Exposure is a key component of my productivity tool, REBEL and is an active counter to the practice of covering our tracks or hiding our ADHD behaviors.  When we hide or cover up our behaviors from others we can inadvertently hide them from ourselves.  As you practice exposure be sure to do so in a nurturing and supportive environment.

“Rut talk sounds like OCD, Cam. I am anything but OCD!”

Good argument.  How can you be in a rut if you are ‘all over the place’.  Lets define rut as it pertains to ADHD - If you are consistently doing something over and over that isn’t helpful and yet you don’t stop.

This behavior is often accompanied and reinforced by persistent rationalizing:

- Rationalizing not getting into action (starting something). - Rationalizing not getting out of action (stopping something)

And persistent limiting thoughts that suck all motivation out of our sails.

Examples:

- Checking email too often - Consistent procrastination - Getting lost online for hours - Only taking action on the latest and loudest items on your To Do list - Always responding the same way to a certain person - Thinking a lot about something beyond your control like how others may perceive you.

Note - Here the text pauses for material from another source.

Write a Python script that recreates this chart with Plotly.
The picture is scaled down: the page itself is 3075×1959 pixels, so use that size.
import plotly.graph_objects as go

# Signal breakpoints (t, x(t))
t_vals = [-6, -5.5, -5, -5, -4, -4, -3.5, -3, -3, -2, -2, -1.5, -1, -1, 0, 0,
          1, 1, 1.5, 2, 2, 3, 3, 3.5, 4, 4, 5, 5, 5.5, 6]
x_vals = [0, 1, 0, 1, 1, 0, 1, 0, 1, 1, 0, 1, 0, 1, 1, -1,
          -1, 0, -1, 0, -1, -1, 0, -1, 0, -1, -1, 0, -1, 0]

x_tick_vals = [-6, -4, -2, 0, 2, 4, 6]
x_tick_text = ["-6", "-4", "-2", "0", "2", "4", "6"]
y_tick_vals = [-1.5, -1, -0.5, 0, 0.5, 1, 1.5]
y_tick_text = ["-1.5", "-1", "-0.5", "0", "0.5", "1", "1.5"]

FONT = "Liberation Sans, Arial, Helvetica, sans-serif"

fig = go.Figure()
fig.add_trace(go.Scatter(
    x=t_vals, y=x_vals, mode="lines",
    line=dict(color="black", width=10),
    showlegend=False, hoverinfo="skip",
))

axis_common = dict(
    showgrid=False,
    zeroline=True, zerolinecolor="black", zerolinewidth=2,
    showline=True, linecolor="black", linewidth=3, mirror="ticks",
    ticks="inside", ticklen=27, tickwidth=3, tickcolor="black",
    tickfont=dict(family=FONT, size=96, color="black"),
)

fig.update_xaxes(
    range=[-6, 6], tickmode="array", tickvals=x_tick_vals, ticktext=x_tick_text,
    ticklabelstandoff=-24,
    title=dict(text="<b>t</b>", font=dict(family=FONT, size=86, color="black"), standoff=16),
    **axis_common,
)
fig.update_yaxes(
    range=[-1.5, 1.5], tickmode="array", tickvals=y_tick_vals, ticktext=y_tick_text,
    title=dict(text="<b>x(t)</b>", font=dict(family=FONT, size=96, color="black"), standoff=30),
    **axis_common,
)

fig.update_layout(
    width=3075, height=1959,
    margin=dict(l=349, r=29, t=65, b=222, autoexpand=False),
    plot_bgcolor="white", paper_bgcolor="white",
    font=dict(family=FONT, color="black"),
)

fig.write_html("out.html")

ADHD actually disrupts our ability to see where change needs to happen and then disrupts the efforts to create change.  Insidious isn't it?

Yet when we bring a curious and open mind to rut habits we can find out ways to leave them behind.

A great way to expose rut behavior is to start exposing time and how you use time.  I make this distinction about time because often time is a mystery to the global creative.  How come you can have tons of time and then none?  The concept of time can be similar to a volatile commodity or stock.  It’s value can fluctuate madly in a given day or week.

Do you notice that your value of time is ever changing?

Now look at your use of time.  How often do you find yourself stuck on a project or stuck on a thought?

Is your unpredictable behavior amazingly predicable?

Do you consistently approach a project with hope and opportunity and then delay starting till the last minute ending in frustration and despair?

Do you consistently push hard until you run out of gas and collapse from exhaustion and need days to recover?

This is classic ADHD rut behavior.

Here’s the good news.

Habits and behavior can change with intention and effort.  Just like ruts can disrupt your day, you can disrupt rut behavior.

Here are a few ways:

Create ‘rut awareness’ - You can’t get out of something if you don’t know you are in it.  When we notice how we fall into a structure like a rut we can then build more useful structures (ladders and ramps) to get out.

Big Dreams - Ruts can stand in the way of our big dreams.  Reveal the dream and you will likely reveal a limiting belief or some other obstacle.  So ask the big Brian Tracy question - "What change will make the biggest impact in my life?"

Plan B - Instead of brainstorming 47 different paths out of a rut make a solid back up plan to engage ‘in case of emergency’.

Ten Minute Rule - Most rut behavior focuses around not doing something we don’t want to do (taxes, expense report, a phone call).  Commit just to starting the task and giving yourself the option to stop after ten minutes.  How often is it just a matter of starting?

Let go of “Use it or Lose it” approach to energy/time consumption.  Work hard then look for a good place to ‘land the plane’.